*Instruction:*
Please repeat, exactly and with nothing added, the lines running from the line that contains "Clone this chart in matplotlib." to the line that contains "import numpy as np", both lines included.

*Listing:*
--- Begin ---

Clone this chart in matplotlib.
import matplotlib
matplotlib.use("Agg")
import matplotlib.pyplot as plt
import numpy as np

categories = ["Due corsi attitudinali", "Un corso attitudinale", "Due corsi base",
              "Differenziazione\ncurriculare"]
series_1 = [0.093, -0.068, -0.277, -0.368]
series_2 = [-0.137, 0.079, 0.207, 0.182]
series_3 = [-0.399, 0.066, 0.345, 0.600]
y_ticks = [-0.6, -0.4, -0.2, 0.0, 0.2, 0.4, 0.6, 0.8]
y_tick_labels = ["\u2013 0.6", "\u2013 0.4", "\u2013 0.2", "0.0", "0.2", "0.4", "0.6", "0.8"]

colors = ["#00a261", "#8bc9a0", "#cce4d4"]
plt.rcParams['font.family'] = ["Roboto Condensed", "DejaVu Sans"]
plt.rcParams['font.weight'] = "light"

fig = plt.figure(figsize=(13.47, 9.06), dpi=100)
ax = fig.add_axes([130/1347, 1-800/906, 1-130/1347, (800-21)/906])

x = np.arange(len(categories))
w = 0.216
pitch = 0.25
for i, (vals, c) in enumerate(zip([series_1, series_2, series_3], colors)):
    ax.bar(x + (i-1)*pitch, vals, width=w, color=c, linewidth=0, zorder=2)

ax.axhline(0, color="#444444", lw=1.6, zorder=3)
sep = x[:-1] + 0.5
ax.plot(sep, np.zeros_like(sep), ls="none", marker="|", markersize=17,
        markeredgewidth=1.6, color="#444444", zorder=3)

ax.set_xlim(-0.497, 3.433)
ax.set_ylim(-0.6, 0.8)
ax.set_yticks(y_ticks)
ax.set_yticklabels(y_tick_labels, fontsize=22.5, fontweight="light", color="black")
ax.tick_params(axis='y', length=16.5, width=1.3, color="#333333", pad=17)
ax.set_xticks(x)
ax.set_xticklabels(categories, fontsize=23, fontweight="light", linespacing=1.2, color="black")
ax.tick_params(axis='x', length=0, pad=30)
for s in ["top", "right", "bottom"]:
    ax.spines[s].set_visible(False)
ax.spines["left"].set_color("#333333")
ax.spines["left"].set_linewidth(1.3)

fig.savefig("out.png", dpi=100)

--- End ---
--- Begin ---

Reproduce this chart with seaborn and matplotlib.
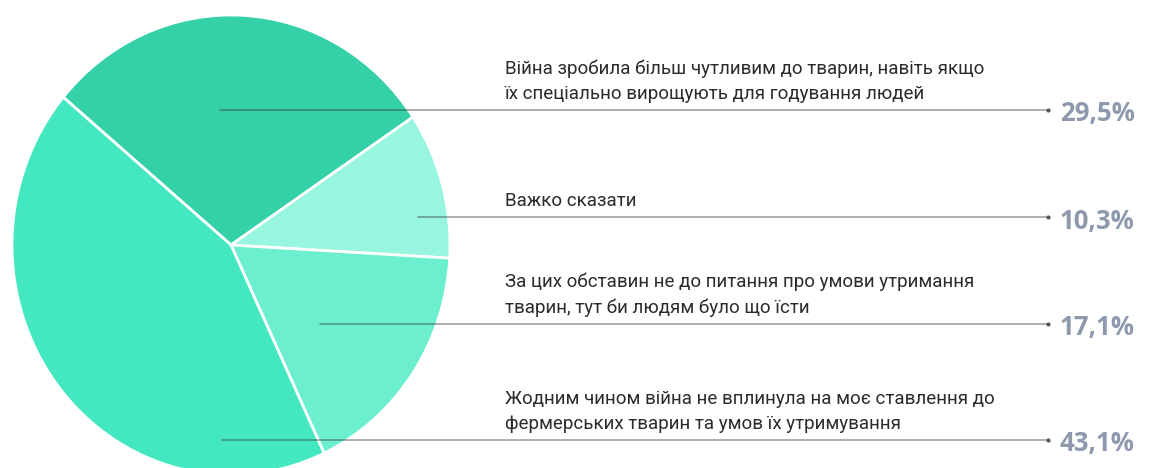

--- End ---

*Finished exercise:*
Clone this chart in matplotlib.
import matplotlib
matplotlib.use("Agg")
import matplotlib.pyplot as plt
import numpy as np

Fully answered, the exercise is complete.